Manchild who strides
                                    thru darkness (180).

This is an unreal world, lost but for an expression of spiritual/sexual nature made manifest in expansive being. Not the limits of family, work, economy and country, but of body as home to an ancient act of pleasure and reenactment of celestial order. Language and love, semen and milk—fluids of creation— bring life out of darkness.
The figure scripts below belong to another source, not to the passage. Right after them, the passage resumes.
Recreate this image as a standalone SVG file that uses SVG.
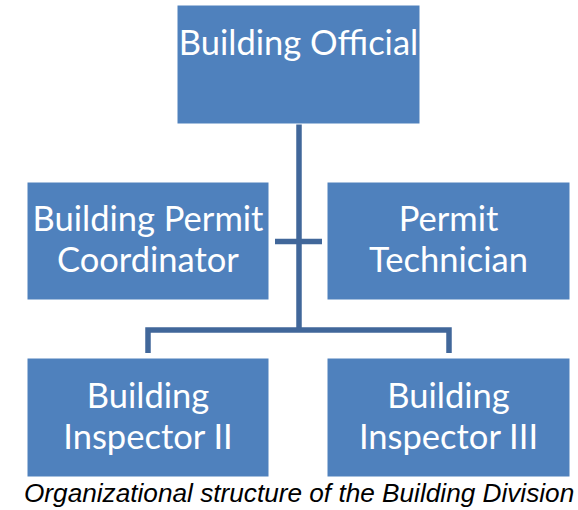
<svg xmlns="http://www.w3.org/2000/svg" width="578" height="510" viewBox="0 0 578 510">
<style>
.box{fill:#4F81BD;stroke:#ffffff;stroke-width:1}
.lbl{font-family:Lato,"Open Sans",sans-serif;font-size:34.5px;fill:#ffffff;text-anchor:middle}
.conn{fill:none;stroke:#41679A;stroke-width:5.5;stroke-linejoin:miter}
.cap{font-family:"Liberation Sans",Arial,sans-serif;font-style:italic;font-size:26.2px;fill:#000000}
</style>
<rect width="578" height="510" fill="#ffffff"/>
<g id="connectors">
<path class="conn" d="M299 124 V330"/>
<path class="conn" d="M275 241.5 H322"/>
<path class="conn" d="M148 353 V330 H449 V353"/>
</g>
<g id="building-official">
<rect class="box" x="177" y="5" width="243" height="119"/>
<text class="lbl" x="298.5" y="55">Building Official</text>
</g>
<g id="permit-coordinator">
<rect class="box" x="27" y="182" width="242" height="118"/>
<text class="lbl" x="148" y="231">Building Permit</text>
<text class="lbl" x="148" y="272">Coordinator</text>
</g>
<g id="permit-technician">
<rect class="box" x="327" y="182" width="243" height="118"/>
<text class="lbl" x="448.5" y="231">Permit</text>
<text class="lbl" x="448.5" y="272">Technician</text>
</g>
<g id="inspector-2">
<rect class="box" x="27" y="358" width="242" height="119"/>
<text class="lbl" x="148" y="408">Building</text>
<text class="lbl" x="148" y="449">Inspector II</text>
</g>
<g id="inspector-3">
<rect class="box" x="327" y="358" width="243" height="119"/>
<text class="lbl" x="448.5" y="408">Building</text>
<text class="lbl" x="448.5" y="449">Inspector III</text>
</g>
<text class="cap" x="24" y="502">Organizational structure of the Building Division</text>
</svg>
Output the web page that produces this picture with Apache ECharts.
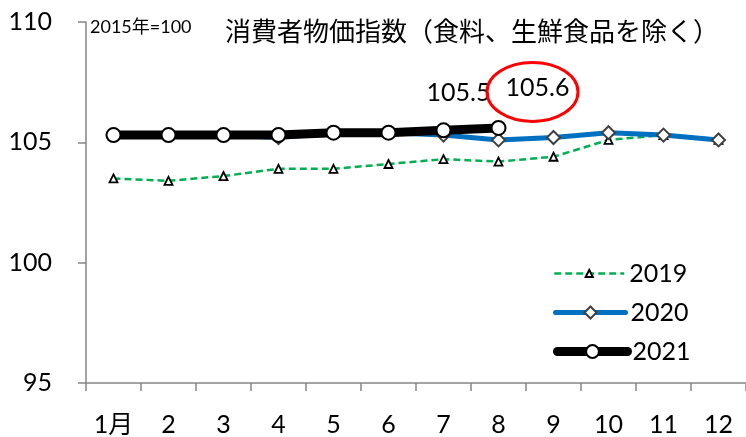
<!DOCTYPE html>
<html>
<head>
<meta charset="utf-8">
<script src="https://cdn.jsdelivr.net/npm/echarts@6/dist/echarts.min.js"></script>
<style>
html,body{margin:0;padding:0;background:#fff;}
#c{width:746px;height:437px;}
</style>
</head>
<body>
<div id="c"></div>
<script>
const categories = ['1月','2','3','4','5','6','7','8','9','10','11','12'];
const s2019 = [103.5,103.4,103.6,103.9,103.9,104.1,104.3,104.2,104.4,105.1,105.3,105.1];
const s2020 = [105.3,105.3,105.3,105.2,105.4,105.4,105.3,105.1,105.2,105.4,105.3,105.1];
const s2021 = [105.3,105.3,105.3,105.3,105.4,105.4,105.5,105.6];
const yTicks = [95,100,105,110];
const seriesNames = ['2019','2020','2021'];
const titleText = '消費者物価指数（食料、生鮮食品を除く）';
const baseText = '2015年=100';

const FONT = "Lato, 'Noto Sans CJK JP', sans-serif";
const chart = echarts.init(document.getElementById('c'), null, {renderer:'canvas'});

const lbl = (ox, oy) => ({show:true, formatter:'{c}', position:'top', offset:[ox, oy], fontSize:25, color:'#000', fontFamily:FONT});
const data2021 = s2021.map((v,i)=>{
  if(i===6) return {value:v, label:lbl(15,-12)};
  if(i===7) return {value:v, label:lbl(39,-14)};
  return v;
});

function legendFor(name, top, itemHeight, lineStyle){
  return {
    orient:'vertical', left:553, top:top, padding:0,
    itemWidth:70, itemHeight:itemHeight,
    textStyle:{fontFamily:FONT, fontSize:25, color:'#000', lineHeight:25, padding:[0,0,0,0]},
    lineStyle:lineStyle,
    data:[name]
  };
}

const option = {
  animation:false,
  backgroundColor:'#fff',
  grid:{left:86, top:22, width:667, height:363, containLabel:false},
  title:[
    {text:titleText, left:225, top:20, padding:0, textStyle:{fontFamily:FONT, fontSize:26, fontWeight:'normal', color:'#000'}},
    {text:baseText, left:90, top:18, padding:0, textStyle:{fontFamily:FONT, fontSize:18, fontWeight:'normal', color:'#000'}}
  ],
  legend:[
    legendFor(seriesNames[0], 261, 9, {width:2.5, type:[7,4], color:'#00B050'}),
    legendFor(seriesNames[1], 300, 15, {width:5, color:'#0070C0', cap:'round'}),
    legendFor(seriesNames[2], 339, 16, {width:9, color:'#000', cap:'round'})
  ],
  xAxis:{
    type:'category', data:categories, boundaryGap:true,
    axisLine:{lineStyle:{color:'#868686', width:1.5}},
    axisTick:{show:true, length:8, lineStyle:{color:'#868686', width:1.5}},
    axisLabel:{fontFamily:FONT, fontSize:25, color:'#000', margin:29, interval:0},
    splitLine:{show:false}
  },
  yAxis:{
    type:'value', min:yTicks[0], max:yTicks[yTicks.length-1], interval:5,
    axisLine:{show:true, lineStyle:{color:'#868686', width:1.5}},
    axisTick:{show:true, length:8, lineStyle:{color:'#868686', width:1.5}},
    axisLabel:{fontFamily:FONT, fontSize:25, color:'#000', margin:34},
    splitLine:{show:false}
  },
  series:[
    {name:seriesNames[0], type:'line', data:s2019, z:2,
     symbol:'triangle', symbolSize:8,
     lineStyle:{color:'#00B050', width:2.5, type:[7,4]},
     itemStyle:{color:'#fff', borderColor:'#000', borderWidth:1.8},
     emphasis:{disabled:true}},
    {name:seriesNames[1], type:'line', data:s2020, z:3,
     symbol:'diamond', symbolSize:13,
     lineStyle:{color:'#0070C0', width:5},
     itemStyle:{color:'#fff', borderColor:'#404040', borderWidth:2},
     emphasis:{disabled:true}},
    {name:seriesNames[2], type:'line', data:data2021, z:4,
     symbol:'circle', symbolSize:14,
     lineStyle:{color:'#000', width:9},
     itemStyle:{color:'#fff', borderColor:'#000', borderWidth:2},
     emphasis:{disabled:true}}
  ]
};
chart.setOption(option);

const p = chart.convertToPixel({xAxisIndex:0, yAxisIndex:0}, [7, s2021[7]]);
chart.setOption({
  graphic:[{
    type:'ellipse', z:10,
    shape:{cx:p[0]+34, cy:p[1]-36, rx:45.5, ry:29.5},
    style:{fill:'none', stroke:'#FF0000', lineWidth:3}
  }]
});
</script>
</body>
</html>
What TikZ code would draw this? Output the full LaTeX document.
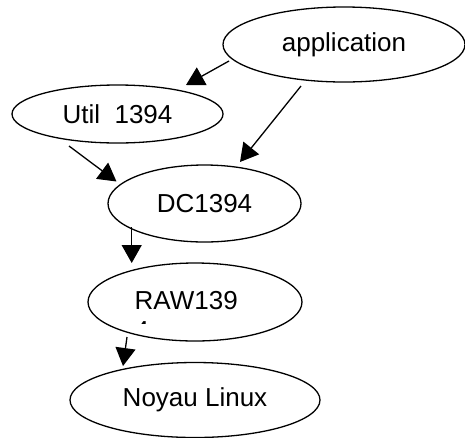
\documentclass[tikz,border=0pt]{standalone}
\usepackage{fontspec}
\setmainfont{Liberation Sans}
\usetikzlibrary{shapes.geometric,arrows.meta}
\tikzset{%
    bulle/.style={%
        draw, ellipse, line width=1.3pt, inner sep=0pt,
        font=\fontsize{26}{30}\selectfont},
    fleche/.style={%
        -{Triangle[length=18pt,width=20pt]}, line width=1.3pt}
}

\begin{document}
\begin{tikzpicture}[x=1pt,y=-1pt]
\useasboundingbox (0,0) rectangle (465,437);
\node[bulle, minimum width=242pt, minimum height=75pt] (app) at (344,44.5) {application};
\node[bulle, minimum width=211pt, minimum height=58pt] (util) at (117.5,114) {Util\ \ 1394};
\node[bulle, minimum width=193pt, minimum height=77pt] (dc) at (204.5,203.5) {DC1394};
\node[bulle, minimum width=214pt, minimum height=78pt] (raw) at (195,302) {};
\node[bulle, minimum width=250pt, minimum height=75pt] (noyau) at (195,400) {Noyau Linux};
% texte de RAW139, la suite coupee
\node[font=\fontsize{26}{30}\selectfont, anchor=base west, inner sep=0pt] (rawtxt) at (134.5,309) {RAW139};
\begin{scope}
    \clip (130,318) rectangle (160,323.5);
    \node[font=\fontsize{26}{30}\selectfont, anchor=base west, inner sep=0pt] (rawquatre) at (134.5,339) {4};
\end{scope}
% fleches
\draw[fleche] ([shift={(-115,16.5)}]app.center) -- ([shift={(68.5,-29)}]util.center);
\draw[fleche] ([shift={(-43,41.5)}]app.center) -- ([shift={(35.5,-41.5)}]dc.center);
\draw[fleche] ([shift={(-48.5,32)}]util.center) -- ([shift={(-88,-22)}]dc.center);
\draw[fleche] ([shift={(-72.8,23.5)}]dc.center) -- ([shift={(-63.3,-39)}]raw.center);
\draw[fleche] ([shift={(-68,35)}]raw.center) -- ([shift={(-72,-34)}]noyau.center);
\end{tikzpicture}
\end{document}
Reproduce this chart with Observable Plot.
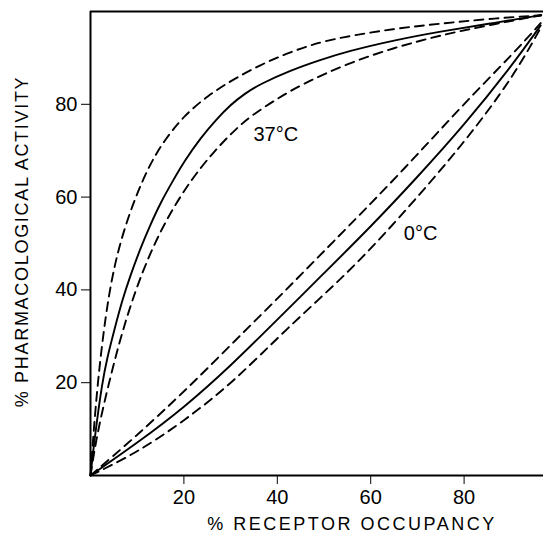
<!DOCTYPE html>
<html>
<head>
<meta charset="utf-8">
<script src="https://cdn.jsdelivr.net/npm/d3@7"></script>
<script src="https://cdn.jsdelivr.net/npm/@observablehq/plot@0.6"></script>
<style>
  body { margin: 0; background: #fff; }
</style>
</head>
<body>
<div id="chart"></div>
<script>
// Tick labels
const xTicks = [20, 40, 60, 80];
const yTicks = [20, 40, 60, 80];

// 37°C curves (% receptor occupancy -> % pharmacological activity)
const hotMidX = [0, 1, 2.5, 3.6, 5, 6.8, 8.5, 10.7, 12.8, 15, 17.8, 20, 23.6, 27, 30, 33, 36.4, 42.8, 49.3, 55, 65, 75, 85, 96.5];
const hotMidY = [0, 9, 20, 25.5, 31, 37.8, 43, 49, 54, 58.8, 63.8, 67.6, 72.8, 76.8, 79.9, 82.3, 84.4, 87.3, 89.6, 91.4, 93.8, 95.7, 97.3, 99.2];
const hotHiX = [0, 1.4, 3.9, 6.5, 9.6, 12.8, 16, 20, 25, 30.6, 36.4, 42.1, 47.8, 53.5, 65, 75, 85, 96.5];
const hotHiY = [0, 19.8, 39.9, 51, 60, 67.3, 72.5, 77.5, 81.8, 85.4, 88.5, 91, 93, 94.4, 96.3, 97.4, 98.4, 99.2];
const hotLoX = [0, 1.4, 3.9, 6.5, 9.6, 12.8, 16.4, 21.4, 26.4, 30.6, 34.3, 40, 45, 55, 65, 75, 85, 96.5];
const hotLoY = [0, 9, 19.8, 30, 39.9, 48, 55.5, 63.6, 69.8, 74.2, 77.5, 81.2, 84.2, 88.8, 92.2, 94.9, 97, 99.2];

// 0°C curves
const coldMidX = [0, 10, 20, 30, 40, 50, 60, 70, 80, 90, 96.4];
const coldMidY = [0, 7, 14.6, 23.6, 33.6, 43.6, 53.6, 64.3, 75.5, 88, 97];
const coldHiX = [0, 9.6, 20.3, 31, 41.8, 51.4, 65.7, 80, 90.6, 96.4];
const coldHiY = [0, 8.3, 18.3, 29.1, 39.9, 49.8, 64.4, 80.2, 91, 97.5];
const coldLoX = [0, 9.6, 20.3, 31, 41.8, 55, 65.7, 80, 90.6, 96.4];
const coldLoY = [0, 4.7, 11.9, 20.5, 31.5, 43.5, 55, 71.6, 86, 96.5];

// Curve labels
const curveLabels = ["37°C", "0°C"];
const curveLabelX = [34.9, 67.1];
const curveLabelY = [73.4, 52.2];

const xLabel = "% RECEPTOR OCCUPANCY";
const yLabel = "% PHARMACOLOGICAL ACTIVITY";

const series = [
  {name: "37-mid", dashed: false, xs: hotMidX, ys: hotMidY},
  {name: "37-hi", dashed: true, xs: hotHiX, ys: hotHiY},
  {name: "37-lo", dashed: true, xs: hotLoX, ys: hotLoY},
  {name: "0-mid", dashed: false, xs: coldMidX, ys: coldMidY},
  {name: "0-hi", dashed: true, xs: coldHiX, ys: coldHiY},
  {name: "0-lo", dashed: true, xs: coldLoX, ys: coldLoY}
];
const rows = series.flatMap(s => s.xs.map((x, i) => ({series: s.name, dashed: s.dashed, x, y: s.ys[i]})));
const labelRows = curveLabels.map((t, i) => ({t, x: curveLabelX[i], y: curveLabelY[i]}));

const chart = Plot.plot({
  width: 543,
  height: 540,
  marginLeft: 90,
  marginRight: 0,
  marginTop: 11,
  marginBottom: 65,
  style: {fontFamily: "Liberation Sans, Arial, sans-serif", fontSize: "20px", color: "#000", background: "#fff"},
  x: {domain: [0, 97], ticks: xTicks, tickSize: 9, tickPadding: 5, label: null},
  y: {domain: [0, 100], ticks: yTicks, tickSize: 9, tickPadding: 4, label: null},
  marks: [
    Plot.line(rows.filter(d => !d.dashed), {x: "x", y: "y", z: "series", curve: "basis", stroke: "#000", strokeWidth: 1.9}),
    Plot.line(rows.filter(d => d.dashed), {x: "x", y: "y", z: "series", curve: "basis", stroke: "#000", strokeWidth: 1.9, strokeDasharray: "9,6"}),
    Plot.ruleX([0], {stroke: "#000", strokeWidth: 2}),
    Plot.ruleY([0, 100], {stroke: "#000", strokeWidth: 2}),
    Plot.text(labelRows, {x: "x", y: "y", text: "t", textAnchor: "start", lineAnchor: "middle", fontSize: 20, fill: "#000"}),
    Plot.text([xLabel], {frameAnchor: "bottom", text: d => d, textAnchor: "middle", dx: 35, dy: 49, lineAnchor: "middle", fontSize: 18, fill: "#000"}),
    Plot.text([yLabel], {frameAnchor: "left", text: d => d, textAnchor: "middle", rotate: -90, dx: -68, dy: -2, lineAnchor: "middle", fontSize: 18, fill: "#000"})
  ]
});

d3.select(chart).selectAll("text")
  .filter(function () { return this.textContent === xLabel; })
  .attr("letter-spacing", "2.5px");
d3.select(chart).selectAll("text")
  .filter(function () { return this.textContent === yLabel; })
  .attr("letter-spacing", "1.7px");

document.getElementById("chart").appendChild(chart);
</script>
</body>
</html>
            Where Pound focused on values of Apollonian, medieval culture, Di Prima investigates the messy transmission of contradictory spiritual energies across geographies. Olson's archaic interface and Pound's ethical evaluation meet in the measure—the menses—for di Prima. Not to reduce or simplify her position by comparison, but to suggest a continuation by parallel attentions. She complicates the 20th century epic by intensifying the measure, investigating its diverse spaces and interwoven realms. She looks at that which is "sloughed off." After all, our experience is not the isolated, departmentalized disciplines of the academy, but the integrated and total confrontation between self and other, flesh and element, mind and spirit.

            the path     she sd         is the body
            of the god
                             / dess (237).

            While Blake expressed spiritual knowledge through exquisite reductions and contradictions, Williams claimed it was plain, present in public language. "Every man a seed syllable," di Prima writes, "every woman its unfoldment" (246). The forthrightness of both men are echoed in her lines. It's through that most basic matter, the body, that di Prima begins her wolf's tale. The body and its expressions shape the world, just as the world, in turn, molds each being. "Virtue, ignorance, action, wisdom—these drugs delude" (294). The echo of Blake, again, is apparent in contradictory intent.

            In a sense, Loba links the European signatures of Aphrodite and Persephone, showing their New World manifestations. The complimentary forms of these deities complicate and complete the coterminal relation between human sexual power and the seasonal cycles of death and rebirth.

Nor is the daughter separate from the mother
fruit within fruit; a sweetness
known only at the source where the fountain
                                                divides
                                                becomes itself
where fruit & seed & flower dance equally
exchanging shapes      exchanging essences (314).

Persephone is a composite image of principle depth and courage. She is a mythic, or archetypal being of transformative energy. Here, she complicates material criticism and feminist critiques. Through her, Loba addresses the repressed nature of physical empire from diverse spiritual points of departure.